As the COP25 climate conference threatens to become bogged down at the official level, important stories are emerging: the corporate takeover via sponsorship, the farce of the carbon market, the holding onto power by the north (including Australia), the refusal to consider climate justice at the economic level thus condemning developing countries to becoming survival economies, the anger and creativity of the young climate activists and the prescient voice of Greta Thunberg and the growing centrality of the indigenous voice. Revolutionary change hovers.

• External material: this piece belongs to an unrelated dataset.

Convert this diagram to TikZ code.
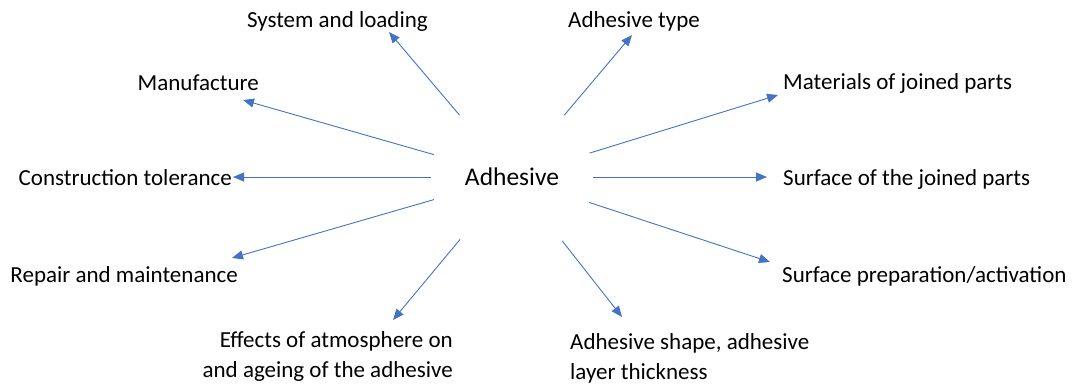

Within this is the yet-to-be-forged narrative of a just transition. Here on the Coast it is beginning to happen and it feels vital in order to avoid the urban-regional political split characteristic of the US. Faced with two fundamentalist viewpoints: the extractivist who wants business as usual and the conservationist wanting to preserve at all cost, it is necessary to historicise both viewpoints; to explode the myth of a golden extractivist age on the one hand, but also to introduce the historical trajectory of the conservation come environmental come environmental justice movements on the other. To these have to be added iwi history and process. From this the narrative of a just transition begins to be spoken, then written. Unsurprisingly, the iwi story, focusing on sustainable use of the earth for purposes of survival, begins to be central.
There has been considerable debate via opinion columns in the local newspaper, pieces which have challenged populist tendencies, critiqued generalist government policies, taken a closer look at market ‘planning’ and finding it obtuse and clumsy, identifying some remaining colonialist structures, unpacked the social construct of ‘wilderness’ by separating the strands of biodiversity, recreation and the aesthetic so that arguments are not conflated, questioned the power and influence of national, urban-based lobby groups and unpacked the class element of tourism. It’s not an easy process, with inevitable falling outs.
Above all, from these narratives, there comes to be a new questioning of capitalism, whether the problems we’re facing either globally or locally, can be solved within free market structures. There is an interesting movement in Europe calling itself the people2people movement, which rejects both the market and the state as frameworks.
The problem in forging this new narrative is the constraint of time, for it has to be written within a couple of decades. Meanwhile, yesterday, I was a member of a community choir singing Christmas carols at the dementia unit. It was both touching and curiously resonant.